3. In ogni caso, il Consulente del lavoro che amministri o assista le imprese e gli organismi di cui ai commi 4 e 5 della Legge 11 gennaio 1979, n. 12, è responsabile se, essendo a conoscenza di fatti rilevanti ai sensi del presente Codice, non ha agito per impedirne il compimento o eliminarne o attenuarne le conseguenze.
4. È altresì considerato responsabile il Consulente del lavoro che sia socio di una società di cui al primo comma che abbia autorizzato tali comportamenti ai sensi dell’art. 2364, comma 1, numero 5), c.c. ovvero sia titolare di diritti particolari in materia ai sensi dell’art. 2468, comma 3, c.c. ovvero abbia concorso alla decisione ai sensi dell’art. 2479 c.c..
5. Il Consulente del lavoro che amministra o assiste le imprese di cui ai commi 4 e 5 della Legge 11 gennaio 1979, n. 12, deve assicurarsi che le predette imprese ed organismi effettuino la prescritta comunicazione di conferimento dell’incarico al Consiglio Provinciale dell’Ordine ed alla Direzione Territoriale del Lavoro competenti.

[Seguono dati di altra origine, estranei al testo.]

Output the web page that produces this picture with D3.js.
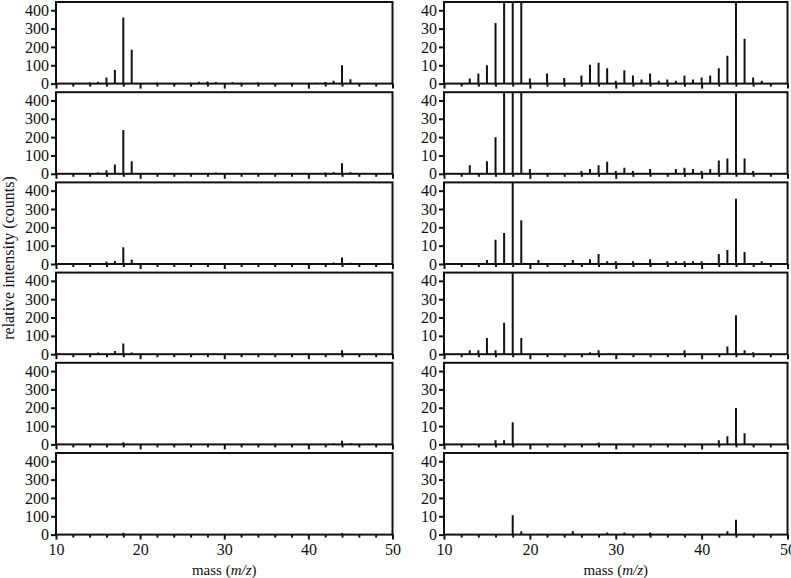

Infine, i comma 6 e 7 sono esplicitamente dedicati alle StP, specificando che le stesse disposizioni previste per gli studi di consulenza del lavoro e per i professionisti che svolgono questa stessa attività, si applicano anche ai consulenti del lavoro che svolgono la loro attività professionale all’interno delle Società tra professionisti. Ai sensi del Codice Deontologico lo stesso consulente del lavoro socio di StP è considerato gravemente responsabile qualora la società non rispetti i parametri previsti dalla legge 183/2011, in particolare riguardo alle modalità di partecipazione al capitale:

6. Al Consulente del lavoro che svolge la propria attività nell’ambito di STP si applicano anche le disposizioni di cui ai commi da 1 a 4 del presente articolo.
7. Il Consulente del lavoro socio di STP che a qualsiasi titolo concorra ad alterare le condizioni previste dell’articolo 10 comma 4, lettera b), della Legge 12 novembre 2011, n. 183, secondo cui il numero dei soci professionisti e la partecipazione al capitale deve essere tale da determinare la maggioranza dei due terzi nelle decisioni o deliberazioni dei soci, sarà considerato gravemente responsabile ai sensi del presente Codice.